What is Prolotherapy?

"When I was forty years old, I was diagnosed in two separate neurological clinics as having intractable [incurable] pain... It was by chance (later) I learned that Gustav A. Hemwall, M.D., a practitioner in the suburbs of Chicago, was an expert in prolotherapy. When I asked him if he could cure my pain, he asked me to describe it. When I had done the best I could, he replied, 'There is no such pain. Do you mean a pain...?' Then he continued to describe my pain much better than I could. When I said, 'That's it exactly,' he said, 'I can fix you.' To make a long story short, my intractable pain was not intractable and I was remarkably improved to the point where my pain ceased to be a problem," reports C. Everett Koop, MD, former US Surgeon General.

Do you suffer from the pain of arthritis, sports injury, and other joint problems? Did your doctors tell you, "There is nothing more we can do; you have to learn to manage your pain?" If they did, they may be wrong!

With some forms of chronic pain, such as cancer and neuropathic pain, to "manage" may be the best medicine can do until modern science brings new insights to its cure.

But, not so for the most common form of chronic pain-musculoskeletal pain. George Stuart Hackett, MD, demonstrated a cure for this type of pain over sixty years ago when he developed prolotherapy.

Dr. Hackett redefined the cause of chronic pain. He discovered that most musculoskeletal pain is due to ligament and/or tendon injury that over time leads to loose ligaments and unstable joints... causing pain.

Ligaments connect bones to bones. These mighty but small body tissues act somewhat like rubber bands, holding the bones together with just the right tension.

Tendons connect muscles to bones. Similar to ligaments, tendons enable movement of joints.

Ligaments and tendons naturally have a poor blood supply so they're prone to slow or incomplete healing after injury.

Hackett built on the work of others to develop a treatment--prolotherapy--to stimulate or restart the body's own healing of these tissues. Since that time, his methods have helped cure thousands of people with chronic pain. Yet, despite their report of pain relief, and research studies showing actual growth of related tendons, ligaments, and cartilage, prolotherapy is still not widely used within mainstream medicine.

"Traditional medical training overlooks the importance of ligaments, tendons and fascia and the small nerves that penetrate fascia and instead overemphasizes use of pharmaceuticals, surgery, or psychological labeling of patients," reports K. Dean Reeves MD, leading prolotherapy researcher and clinical associate professor, University of Kansas.

How Prolotherapy Works

Prolotherapy stimulates your own natural healing to restore the health of injured tissues that are causing pain. Another name for prolotherapy is regeneration injection therapy (RIT). Both refer to how this therapy works.

"Prolo" for proliferate, means "to grow," and "regeneration" means "to renew."

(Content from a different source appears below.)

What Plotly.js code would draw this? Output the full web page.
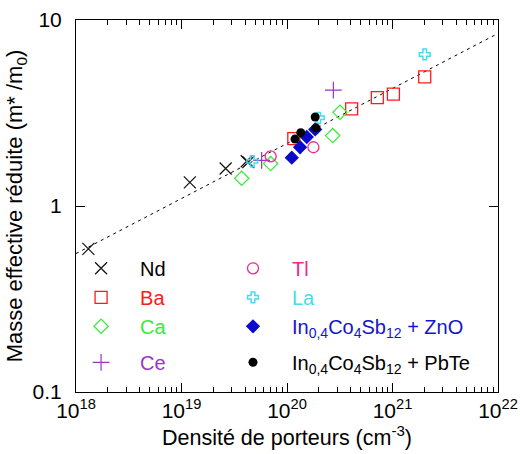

Prolotherapy grows or renews your body's tissues.

Prolotherapy involves the administration of a sterile solution with an anesthetic such as lidocaine into the area causing the pain. Prolotherapists use a number of different solutions ranging from simple sugar water to growth factors like platelet rich plasma (PRP) distilled from your own blood.

The solution stimulates a healing inflammatory reaction (the first stage of your healing process). This increases blood flow to the area bringing nutrients, healing immune cells, and growth factors that help the injured area repair. Your body's healing process takes over naturally.

Follow-up occurs anywhere from one to six weeks to assess results and need for more treatments. The whole process usually takes from two to six treatments depending on the nature of the injury.